Collected data
__________

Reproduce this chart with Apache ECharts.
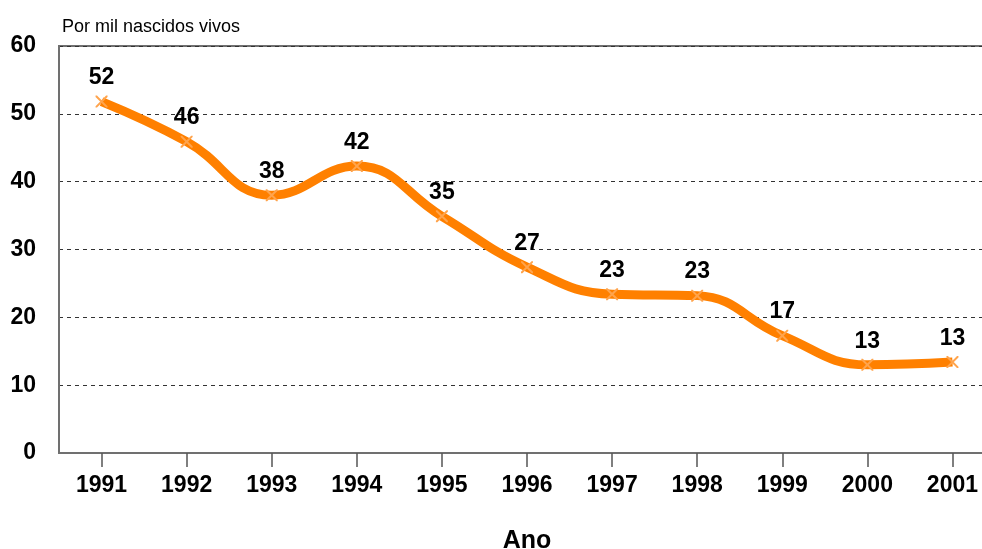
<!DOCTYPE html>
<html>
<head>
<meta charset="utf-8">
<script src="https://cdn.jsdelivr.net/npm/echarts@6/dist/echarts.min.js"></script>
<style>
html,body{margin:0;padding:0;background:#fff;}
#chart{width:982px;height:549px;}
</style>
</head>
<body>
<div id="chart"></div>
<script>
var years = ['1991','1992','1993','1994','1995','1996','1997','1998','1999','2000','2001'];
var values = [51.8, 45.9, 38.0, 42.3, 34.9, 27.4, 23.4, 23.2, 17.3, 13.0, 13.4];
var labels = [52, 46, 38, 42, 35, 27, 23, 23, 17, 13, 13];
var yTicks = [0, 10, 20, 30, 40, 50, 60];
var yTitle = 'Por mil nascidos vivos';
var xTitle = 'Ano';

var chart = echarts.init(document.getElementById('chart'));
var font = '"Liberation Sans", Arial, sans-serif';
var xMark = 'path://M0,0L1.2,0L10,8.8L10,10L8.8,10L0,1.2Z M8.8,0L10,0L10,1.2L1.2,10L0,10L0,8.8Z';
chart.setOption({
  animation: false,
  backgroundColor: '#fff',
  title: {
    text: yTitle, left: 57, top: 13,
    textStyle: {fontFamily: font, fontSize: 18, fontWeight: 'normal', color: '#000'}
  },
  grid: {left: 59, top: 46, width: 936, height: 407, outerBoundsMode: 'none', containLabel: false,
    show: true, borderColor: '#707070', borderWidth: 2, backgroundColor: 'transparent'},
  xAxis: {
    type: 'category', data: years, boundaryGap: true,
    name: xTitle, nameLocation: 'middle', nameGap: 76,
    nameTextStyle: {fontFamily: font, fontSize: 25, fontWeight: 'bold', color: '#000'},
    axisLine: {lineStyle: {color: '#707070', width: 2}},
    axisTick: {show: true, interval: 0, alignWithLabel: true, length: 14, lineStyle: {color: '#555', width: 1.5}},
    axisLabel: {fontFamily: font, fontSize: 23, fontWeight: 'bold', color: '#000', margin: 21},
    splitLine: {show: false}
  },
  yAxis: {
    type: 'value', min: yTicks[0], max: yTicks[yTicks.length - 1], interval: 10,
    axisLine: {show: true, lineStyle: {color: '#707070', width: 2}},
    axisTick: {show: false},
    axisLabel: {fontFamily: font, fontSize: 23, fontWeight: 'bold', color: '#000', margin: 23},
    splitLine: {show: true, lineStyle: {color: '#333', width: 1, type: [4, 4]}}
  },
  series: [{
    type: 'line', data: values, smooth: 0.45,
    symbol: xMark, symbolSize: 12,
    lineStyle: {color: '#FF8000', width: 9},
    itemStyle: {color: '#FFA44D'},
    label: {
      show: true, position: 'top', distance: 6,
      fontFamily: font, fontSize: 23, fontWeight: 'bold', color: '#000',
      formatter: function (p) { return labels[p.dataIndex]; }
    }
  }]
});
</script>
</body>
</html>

__________

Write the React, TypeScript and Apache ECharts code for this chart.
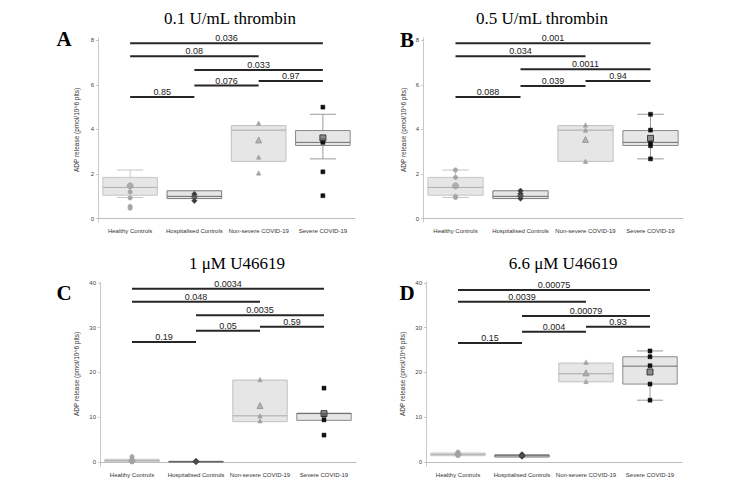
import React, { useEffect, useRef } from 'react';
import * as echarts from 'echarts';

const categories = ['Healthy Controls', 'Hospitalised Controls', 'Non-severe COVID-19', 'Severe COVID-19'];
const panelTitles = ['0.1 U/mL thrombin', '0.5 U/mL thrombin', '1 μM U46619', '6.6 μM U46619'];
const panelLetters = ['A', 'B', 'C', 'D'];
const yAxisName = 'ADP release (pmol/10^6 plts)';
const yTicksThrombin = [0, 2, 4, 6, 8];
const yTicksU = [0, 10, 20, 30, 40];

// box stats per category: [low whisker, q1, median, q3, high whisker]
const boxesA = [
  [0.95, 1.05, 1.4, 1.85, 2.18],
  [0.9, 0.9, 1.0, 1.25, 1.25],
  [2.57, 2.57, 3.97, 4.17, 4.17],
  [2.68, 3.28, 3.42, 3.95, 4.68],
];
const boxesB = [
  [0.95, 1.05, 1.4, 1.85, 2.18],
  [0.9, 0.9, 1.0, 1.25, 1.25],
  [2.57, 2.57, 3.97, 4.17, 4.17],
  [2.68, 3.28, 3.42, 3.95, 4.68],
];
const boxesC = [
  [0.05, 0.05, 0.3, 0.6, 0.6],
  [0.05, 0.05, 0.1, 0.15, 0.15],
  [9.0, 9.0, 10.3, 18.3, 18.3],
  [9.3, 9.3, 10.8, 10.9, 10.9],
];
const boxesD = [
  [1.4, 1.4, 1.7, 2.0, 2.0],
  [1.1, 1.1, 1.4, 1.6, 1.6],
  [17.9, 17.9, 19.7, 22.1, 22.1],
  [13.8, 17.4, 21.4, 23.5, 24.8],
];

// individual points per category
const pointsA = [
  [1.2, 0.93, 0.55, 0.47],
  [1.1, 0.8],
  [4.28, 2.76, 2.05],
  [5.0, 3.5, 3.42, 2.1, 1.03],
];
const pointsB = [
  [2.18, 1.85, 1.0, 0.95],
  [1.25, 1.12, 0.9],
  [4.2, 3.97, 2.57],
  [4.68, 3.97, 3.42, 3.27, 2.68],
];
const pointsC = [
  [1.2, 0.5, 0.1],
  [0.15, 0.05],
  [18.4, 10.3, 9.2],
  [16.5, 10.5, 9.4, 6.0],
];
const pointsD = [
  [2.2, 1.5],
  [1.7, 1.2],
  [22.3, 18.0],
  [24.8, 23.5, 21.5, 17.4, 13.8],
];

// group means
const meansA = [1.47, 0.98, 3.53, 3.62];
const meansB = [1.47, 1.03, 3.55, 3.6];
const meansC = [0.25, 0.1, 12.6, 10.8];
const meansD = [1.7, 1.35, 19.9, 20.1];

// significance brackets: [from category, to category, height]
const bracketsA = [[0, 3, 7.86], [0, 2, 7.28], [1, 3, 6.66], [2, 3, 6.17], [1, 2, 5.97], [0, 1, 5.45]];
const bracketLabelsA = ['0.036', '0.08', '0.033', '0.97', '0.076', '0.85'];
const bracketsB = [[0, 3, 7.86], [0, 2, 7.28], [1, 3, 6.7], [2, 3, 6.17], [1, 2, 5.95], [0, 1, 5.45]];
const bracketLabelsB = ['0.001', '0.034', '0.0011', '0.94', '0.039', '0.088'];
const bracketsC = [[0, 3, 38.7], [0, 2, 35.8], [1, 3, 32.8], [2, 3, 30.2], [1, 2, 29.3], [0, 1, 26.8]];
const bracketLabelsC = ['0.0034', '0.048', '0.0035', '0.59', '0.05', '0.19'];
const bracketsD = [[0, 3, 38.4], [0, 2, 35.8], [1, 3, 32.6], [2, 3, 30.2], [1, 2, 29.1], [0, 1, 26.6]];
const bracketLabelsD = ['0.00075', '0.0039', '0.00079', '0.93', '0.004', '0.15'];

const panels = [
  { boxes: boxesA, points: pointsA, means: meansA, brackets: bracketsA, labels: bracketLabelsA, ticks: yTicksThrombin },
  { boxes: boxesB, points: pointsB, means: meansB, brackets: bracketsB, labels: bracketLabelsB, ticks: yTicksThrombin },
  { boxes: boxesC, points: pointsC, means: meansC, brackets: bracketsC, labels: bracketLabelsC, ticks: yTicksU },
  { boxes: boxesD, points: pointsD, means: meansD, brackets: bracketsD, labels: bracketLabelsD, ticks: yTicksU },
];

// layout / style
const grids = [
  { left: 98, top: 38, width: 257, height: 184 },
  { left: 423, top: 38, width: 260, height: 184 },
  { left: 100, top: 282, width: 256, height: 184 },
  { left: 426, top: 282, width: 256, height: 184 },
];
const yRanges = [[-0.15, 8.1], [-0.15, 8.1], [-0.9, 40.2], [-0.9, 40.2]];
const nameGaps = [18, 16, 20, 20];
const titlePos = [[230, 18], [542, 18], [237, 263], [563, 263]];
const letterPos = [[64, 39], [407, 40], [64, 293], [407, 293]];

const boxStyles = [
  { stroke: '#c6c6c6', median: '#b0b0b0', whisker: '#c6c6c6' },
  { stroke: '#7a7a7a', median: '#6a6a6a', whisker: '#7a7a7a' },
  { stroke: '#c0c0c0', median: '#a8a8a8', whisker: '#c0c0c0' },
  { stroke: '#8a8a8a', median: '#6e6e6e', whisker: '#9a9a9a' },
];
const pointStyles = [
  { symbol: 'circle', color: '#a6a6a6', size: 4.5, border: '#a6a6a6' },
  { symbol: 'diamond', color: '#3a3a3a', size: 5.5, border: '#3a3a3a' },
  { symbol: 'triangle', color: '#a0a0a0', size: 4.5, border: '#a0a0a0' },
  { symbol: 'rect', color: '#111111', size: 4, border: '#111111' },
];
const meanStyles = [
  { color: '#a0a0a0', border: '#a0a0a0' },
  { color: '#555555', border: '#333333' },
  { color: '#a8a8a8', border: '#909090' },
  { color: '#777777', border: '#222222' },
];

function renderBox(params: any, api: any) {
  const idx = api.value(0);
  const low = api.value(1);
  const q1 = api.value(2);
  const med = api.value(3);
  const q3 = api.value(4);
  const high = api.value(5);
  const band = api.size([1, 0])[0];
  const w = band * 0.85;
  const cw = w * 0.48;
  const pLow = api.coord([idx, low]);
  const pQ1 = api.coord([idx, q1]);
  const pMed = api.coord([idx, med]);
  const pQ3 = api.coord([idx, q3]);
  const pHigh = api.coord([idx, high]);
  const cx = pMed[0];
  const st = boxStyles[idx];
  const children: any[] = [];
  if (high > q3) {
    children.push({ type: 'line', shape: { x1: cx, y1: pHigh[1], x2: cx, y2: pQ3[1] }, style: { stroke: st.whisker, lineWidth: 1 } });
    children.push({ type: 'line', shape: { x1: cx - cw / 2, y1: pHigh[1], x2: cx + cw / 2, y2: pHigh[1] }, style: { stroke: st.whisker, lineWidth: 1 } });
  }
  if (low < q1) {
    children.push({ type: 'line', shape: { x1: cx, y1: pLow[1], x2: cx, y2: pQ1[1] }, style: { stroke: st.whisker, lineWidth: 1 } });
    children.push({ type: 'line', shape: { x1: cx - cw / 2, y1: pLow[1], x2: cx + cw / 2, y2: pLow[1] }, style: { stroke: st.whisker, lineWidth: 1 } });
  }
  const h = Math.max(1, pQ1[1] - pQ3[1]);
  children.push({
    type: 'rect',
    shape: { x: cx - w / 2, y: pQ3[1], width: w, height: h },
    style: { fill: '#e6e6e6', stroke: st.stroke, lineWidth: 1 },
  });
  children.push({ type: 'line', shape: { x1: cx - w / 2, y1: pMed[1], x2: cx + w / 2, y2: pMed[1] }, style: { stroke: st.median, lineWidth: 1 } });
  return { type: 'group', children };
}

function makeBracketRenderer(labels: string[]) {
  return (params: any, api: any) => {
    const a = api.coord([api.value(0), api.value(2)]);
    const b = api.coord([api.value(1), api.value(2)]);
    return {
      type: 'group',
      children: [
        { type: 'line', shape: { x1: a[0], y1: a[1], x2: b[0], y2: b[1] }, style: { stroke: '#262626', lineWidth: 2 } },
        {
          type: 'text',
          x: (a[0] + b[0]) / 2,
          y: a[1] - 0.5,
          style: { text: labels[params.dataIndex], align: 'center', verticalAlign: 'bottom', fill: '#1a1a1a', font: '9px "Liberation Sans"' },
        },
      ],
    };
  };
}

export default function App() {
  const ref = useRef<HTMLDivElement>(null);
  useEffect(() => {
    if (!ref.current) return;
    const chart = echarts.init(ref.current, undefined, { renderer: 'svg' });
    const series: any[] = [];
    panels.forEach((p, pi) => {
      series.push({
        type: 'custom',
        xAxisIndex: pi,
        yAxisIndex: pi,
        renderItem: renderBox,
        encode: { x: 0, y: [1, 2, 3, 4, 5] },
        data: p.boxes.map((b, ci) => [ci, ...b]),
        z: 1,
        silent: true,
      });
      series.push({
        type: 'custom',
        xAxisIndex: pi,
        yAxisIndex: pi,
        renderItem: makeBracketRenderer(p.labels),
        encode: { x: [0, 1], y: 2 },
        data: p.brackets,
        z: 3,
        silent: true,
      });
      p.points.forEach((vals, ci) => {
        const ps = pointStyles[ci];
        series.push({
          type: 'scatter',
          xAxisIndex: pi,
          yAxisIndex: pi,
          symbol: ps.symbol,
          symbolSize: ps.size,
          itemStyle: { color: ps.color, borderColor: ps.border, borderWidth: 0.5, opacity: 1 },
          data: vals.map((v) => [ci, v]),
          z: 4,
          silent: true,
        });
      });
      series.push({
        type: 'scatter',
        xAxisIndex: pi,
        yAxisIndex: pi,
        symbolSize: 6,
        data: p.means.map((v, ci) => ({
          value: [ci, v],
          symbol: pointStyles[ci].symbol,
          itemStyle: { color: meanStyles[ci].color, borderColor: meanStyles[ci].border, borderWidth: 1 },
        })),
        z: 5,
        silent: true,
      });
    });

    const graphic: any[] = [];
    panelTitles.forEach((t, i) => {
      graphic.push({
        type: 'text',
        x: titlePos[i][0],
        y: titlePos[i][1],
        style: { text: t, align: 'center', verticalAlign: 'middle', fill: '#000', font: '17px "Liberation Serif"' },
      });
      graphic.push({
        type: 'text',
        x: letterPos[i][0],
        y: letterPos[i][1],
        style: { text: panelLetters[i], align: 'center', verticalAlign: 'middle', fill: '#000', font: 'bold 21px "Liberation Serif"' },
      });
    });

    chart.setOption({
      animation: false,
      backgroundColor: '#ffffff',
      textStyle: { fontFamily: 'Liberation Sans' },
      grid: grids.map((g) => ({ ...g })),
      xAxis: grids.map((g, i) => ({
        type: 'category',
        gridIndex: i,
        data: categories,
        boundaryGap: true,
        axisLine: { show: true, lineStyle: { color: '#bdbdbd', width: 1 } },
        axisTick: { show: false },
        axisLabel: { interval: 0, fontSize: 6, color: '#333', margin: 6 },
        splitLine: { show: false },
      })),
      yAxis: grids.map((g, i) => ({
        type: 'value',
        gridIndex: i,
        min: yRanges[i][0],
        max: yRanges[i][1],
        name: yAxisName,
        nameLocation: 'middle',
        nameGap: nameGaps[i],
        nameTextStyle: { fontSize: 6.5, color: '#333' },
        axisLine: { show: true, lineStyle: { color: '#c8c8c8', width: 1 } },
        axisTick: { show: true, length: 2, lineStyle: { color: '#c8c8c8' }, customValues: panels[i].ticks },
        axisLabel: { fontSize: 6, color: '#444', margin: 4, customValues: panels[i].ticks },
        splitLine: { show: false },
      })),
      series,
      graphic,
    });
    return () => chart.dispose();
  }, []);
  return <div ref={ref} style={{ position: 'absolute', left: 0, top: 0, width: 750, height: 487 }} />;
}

__________

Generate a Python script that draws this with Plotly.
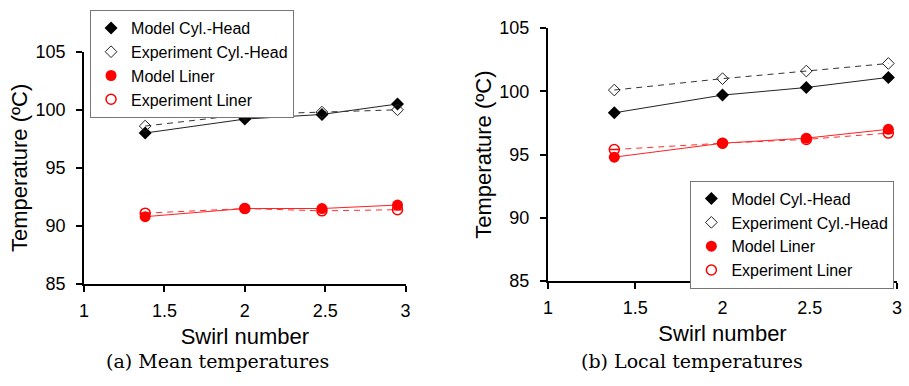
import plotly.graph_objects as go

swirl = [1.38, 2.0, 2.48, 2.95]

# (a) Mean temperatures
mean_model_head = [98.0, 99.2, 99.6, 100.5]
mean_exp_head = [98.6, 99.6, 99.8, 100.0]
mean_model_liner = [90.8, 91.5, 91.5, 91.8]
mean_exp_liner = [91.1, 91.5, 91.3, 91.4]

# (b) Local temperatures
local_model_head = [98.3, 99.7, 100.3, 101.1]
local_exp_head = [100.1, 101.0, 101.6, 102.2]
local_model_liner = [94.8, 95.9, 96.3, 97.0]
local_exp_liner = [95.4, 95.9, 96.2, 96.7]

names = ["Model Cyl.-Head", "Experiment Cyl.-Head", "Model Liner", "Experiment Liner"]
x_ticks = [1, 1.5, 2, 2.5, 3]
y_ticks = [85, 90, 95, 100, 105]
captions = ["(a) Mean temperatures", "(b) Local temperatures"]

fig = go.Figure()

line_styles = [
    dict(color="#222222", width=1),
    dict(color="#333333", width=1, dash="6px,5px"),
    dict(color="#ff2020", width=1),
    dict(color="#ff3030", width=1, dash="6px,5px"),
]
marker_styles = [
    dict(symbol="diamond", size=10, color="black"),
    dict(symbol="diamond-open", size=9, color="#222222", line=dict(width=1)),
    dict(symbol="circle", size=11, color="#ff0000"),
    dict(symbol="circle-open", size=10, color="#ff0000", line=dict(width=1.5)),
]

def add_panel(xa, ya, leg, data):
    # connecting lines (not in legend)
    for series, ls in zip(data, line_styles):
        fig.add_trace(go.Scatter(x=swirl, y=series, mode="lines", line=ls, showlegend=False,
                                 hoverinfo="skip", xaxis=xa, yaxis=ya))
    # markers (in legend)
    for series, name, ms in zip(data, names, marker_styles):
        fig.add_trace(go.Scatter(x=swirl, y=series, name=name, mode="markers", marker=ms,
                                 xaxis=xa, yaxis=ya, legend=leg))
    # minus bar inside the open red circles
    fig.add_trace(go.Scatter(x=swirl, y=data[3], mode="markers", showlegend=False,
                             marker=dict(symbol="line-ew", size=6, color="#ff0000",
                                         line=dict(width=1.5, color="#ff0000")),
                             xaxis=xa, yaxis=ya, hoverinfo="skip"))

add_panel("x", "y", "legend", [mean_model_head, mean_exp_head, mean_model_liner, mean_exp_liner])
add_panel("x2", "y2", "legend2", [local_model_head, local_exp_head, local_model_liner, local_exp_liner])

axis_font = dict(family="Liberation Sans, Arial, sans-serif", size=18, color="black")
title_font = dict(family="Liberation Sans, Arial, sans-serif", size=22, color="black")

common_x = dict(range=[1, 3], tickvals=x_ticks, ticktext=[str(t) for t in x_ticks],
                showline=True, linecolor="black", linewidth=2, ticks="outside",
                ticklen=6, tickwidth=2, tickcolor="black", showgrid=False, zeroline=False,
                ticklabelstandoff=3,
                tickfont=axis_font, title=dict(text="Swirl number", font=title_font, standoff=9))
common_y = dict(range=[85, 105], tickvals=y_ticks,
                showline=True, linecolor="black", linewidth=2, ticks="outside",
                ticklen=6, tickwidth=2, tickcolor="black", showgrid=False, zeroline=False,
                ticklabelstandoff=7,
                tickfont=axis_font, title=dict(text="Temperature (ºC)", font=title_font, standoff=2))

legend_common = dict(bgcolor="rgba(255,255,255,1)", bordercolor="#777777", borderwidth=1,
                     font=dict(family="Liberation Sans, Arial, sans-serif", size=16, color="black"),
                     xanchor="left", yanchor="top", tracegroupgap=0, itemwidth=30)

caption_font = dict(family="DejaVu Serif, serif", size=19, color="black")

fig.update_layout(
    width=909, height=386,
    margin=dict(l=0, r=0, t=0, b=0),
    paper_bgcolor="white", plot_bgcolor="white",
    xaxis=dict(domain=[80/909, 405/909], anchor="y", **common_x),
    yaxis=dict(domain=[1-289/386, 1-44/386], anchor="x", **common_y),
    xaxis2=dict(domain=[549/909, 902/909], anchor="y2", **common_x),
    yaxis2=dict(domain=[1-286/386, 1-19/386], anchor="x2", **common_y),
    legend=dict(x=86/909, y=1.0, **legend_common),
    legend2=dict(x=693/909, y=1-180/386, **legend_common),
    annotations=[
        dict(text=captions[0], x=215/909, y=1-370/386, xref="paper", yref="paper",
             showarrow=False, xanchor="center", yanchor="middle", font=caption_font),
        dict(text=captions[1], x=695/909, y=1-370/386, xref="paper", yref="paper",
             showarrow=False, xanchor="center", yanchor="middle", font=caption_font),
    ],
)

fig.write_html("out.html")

__________

> **Given request**
The material above holds pictures; leave them out. Repeat exactly the lines from the one containing "Write the React, TypeScript" through the one containing "const yTicksU = [0, 10, 20, 30, 40];", and nothing else.

> **Output of the exercise**
Write the React, TypeScript and Apache ECharts code for this chart.
import React, { useEffect, useRef } from 'react';
import * as echarts from 'echarts';

const categories = ['Healthy Controls', 'Hospitalised Controls', 'Non-severe COVID-19', 'Severe COVID-19'];
const panelTitles = ['0.1 U/mL thrombin', '0.5 U/mL thrombin', '1 μM U46619', '6.6 μM U46619'];
const panelLetters = ['A', 'B', 'C', 'D'];
const yAxisName = 'ADP release (pmol/10^6 plts)';
const yTicksThrombin = [0, 2, 4, 6, 8];
const yTicksU = [0, 10, 20, 30, 40];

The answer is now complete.